TRIBUNNEWS.COM, JAKARTA - PT Angkasa Pura I (Persero) membantah memiliki utang sebanyak Rp 35 triliun kepada kreditur dan investor.
Direktur Utama AP I Faik Fami menyatakan, utang yang dimiliki hingga November 2021 adalah sebanyak Rp 28 triliun.
Meski demikian, perusahaan pengelola bandara di bagian timur Indonesia ini memiliki kewajiban lainnya kepada karyawan dan suplier senilai Rp 4,7 triliun.
Sehingga, total kewajiban AP I saat ini mencapai Rp 32,7 triliun.

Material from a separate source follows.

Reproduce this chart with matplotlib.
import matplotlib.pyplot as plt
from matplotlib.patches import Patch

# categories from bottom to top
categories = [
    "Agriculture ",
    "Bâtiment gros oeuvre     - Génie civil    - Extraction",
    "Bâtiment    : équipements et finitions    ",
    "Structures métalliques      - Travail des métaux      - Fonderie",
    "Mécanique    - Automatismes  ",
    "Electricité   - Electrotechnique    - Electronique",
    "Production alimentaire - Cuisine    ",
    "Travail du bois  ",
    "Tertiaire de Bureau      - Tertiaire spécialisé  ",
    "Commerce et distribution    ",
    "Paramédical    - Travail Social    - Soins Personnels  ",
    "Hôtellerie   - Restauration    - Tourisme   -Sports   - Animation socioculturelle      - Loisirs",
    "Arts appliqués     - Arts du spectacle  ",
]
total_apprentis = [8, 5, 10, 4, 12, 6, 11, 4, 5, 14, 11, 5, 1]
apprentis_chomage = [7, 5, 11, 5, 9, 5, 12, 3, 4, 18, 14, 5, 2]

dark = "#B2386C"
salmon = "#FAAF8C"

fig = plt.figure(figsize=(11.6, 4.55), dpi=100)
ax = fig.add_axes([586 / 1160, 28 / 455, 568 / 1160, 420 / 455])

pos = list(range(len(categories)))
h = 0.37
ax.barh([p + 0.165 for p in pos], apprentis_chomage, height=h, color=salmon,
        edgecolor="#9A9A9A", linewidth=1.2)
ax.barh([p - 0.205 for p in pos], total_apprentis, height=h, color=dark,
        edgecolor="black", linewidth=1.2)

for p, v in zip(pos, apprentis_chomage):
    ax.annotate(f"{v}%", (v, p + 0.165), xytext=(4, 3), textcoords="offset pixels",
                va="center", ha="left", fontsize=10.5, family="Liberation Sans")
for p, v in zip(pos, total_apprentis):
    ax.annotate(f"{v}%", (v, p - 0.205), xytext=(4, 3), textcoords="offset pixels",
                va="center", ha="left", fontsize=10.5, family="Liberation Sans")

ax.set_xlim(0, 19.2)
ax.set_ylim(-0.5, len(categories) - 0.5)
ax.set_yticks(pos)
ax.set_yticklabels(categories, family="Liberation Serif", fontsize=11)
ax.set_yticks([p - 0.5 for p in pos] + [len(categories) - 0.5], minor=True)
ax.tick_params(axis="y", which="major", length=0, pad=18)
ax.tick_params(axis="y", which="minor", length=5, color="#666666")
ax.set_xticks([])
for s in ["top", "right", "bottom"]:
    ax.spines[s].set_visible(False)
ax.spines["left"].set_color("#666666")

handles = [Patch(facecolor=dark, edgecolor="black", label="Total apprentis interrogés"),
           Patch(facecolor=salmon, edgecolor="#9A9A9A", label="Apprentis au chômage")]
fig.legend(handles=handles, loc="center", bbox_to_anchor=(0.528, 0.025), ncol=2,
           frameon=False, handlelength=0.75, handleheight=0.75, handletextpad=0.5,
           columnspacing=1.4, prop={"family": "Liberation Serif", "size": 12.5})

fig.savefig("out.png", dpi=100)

Baca juga: Angkasa Pura I Miliki Utang Besar, Wamen BUMN: Tiap Bulan Rugi Rp 200 Miliar
"AP I tidak seburuk dari yang diberitakan selama ini. Memang ada utang kepada kreditur dan investor Rp 28 triliun, juga kewajiban lain ke karyawan dan suplier itu sekitar Rp 4,7 triliun. Jadi total kewajiban AP I sekitar Rp 32,7 triliun," jelas Faik dalam konferensi pers virtual, Rabu (8/12/2021).
Menurut Faik, kondisi utang yang menumpuk itu bukan karena masalah yang bersifat struktural.

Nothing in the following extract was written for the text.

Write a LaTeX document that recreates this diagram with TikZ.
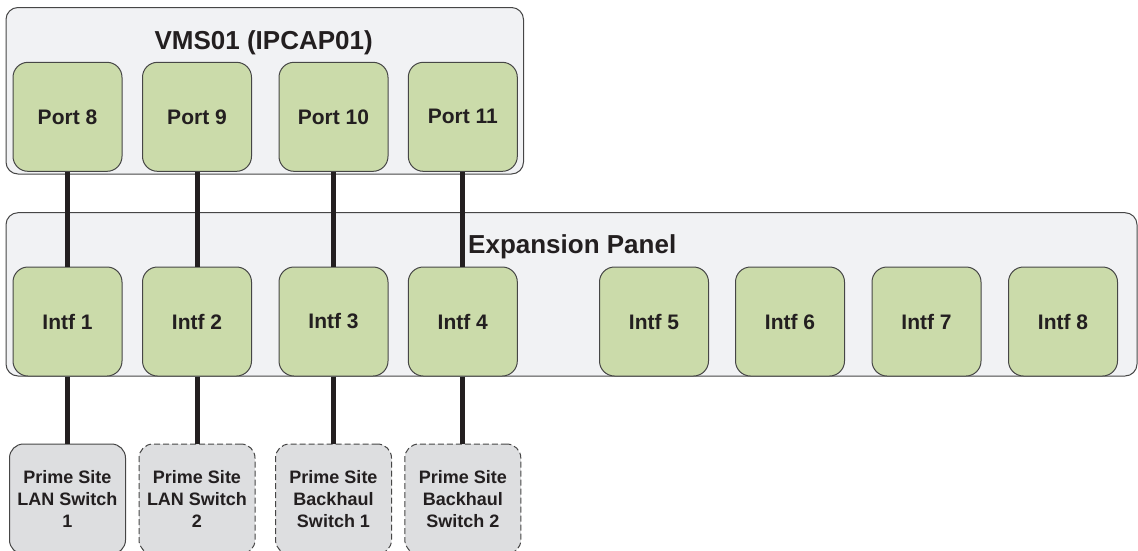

Namun demikian, utang tersebut memang membuat perusahaan belum bisa pulih dari dampak pandemi Covid-19.
Ia menjelaskan, utang yang besar itu dikarenakan sebelum masa pandemi, AP I melakukan pengembangan di 10 bandara kelolaan.
Hal itu dilakukan untuk menyelesaikan persoalan lack of capacity yaitu gap antara tingginya jumlah penumpang dengan kapasitas bandara yang tersedia.
Sebagai gambaran, pada 2017 total jumlah penumpang di 15 bandara kelolaan AP I mencapai 90 juta, tetapi kapasitas terminal hanya sebesar 71 juta penumpang.
Baca juga: Terlilit Utang Rp 35 Triliun, Ini Proyek Bandara Angkasa Pura I yang Diduga Sebagai Penyebabnya
Pada 2018, jumlah penumpang pun naik menjadi 97 juta, tetapi kapasitas yang tersedia mencapai 80 juta penumpang.
Semakin tingginya trafik pergerakan penumpang, hal itu membuat perseroan melakukan pengembangan guna menjaga kualitas layanan dan keamanan.
Pengembangan di 10 bandara pun dilakukan, namun tanpa menggunakan dana dari Anggaran Pendapatan dan Belanja Negara (APBN) maupun Penanaman Modal Negara (PMN).
"Kami memang tidak menggunakan dana APBN atau PMN, tetapi pendanaan internal dan pendanaan eksternal yang melalui kredit sindikasi perbankan dan obligasi. Jadi pengembangan itu tidak ada bantuan dana dari pemerintah," papar Faik.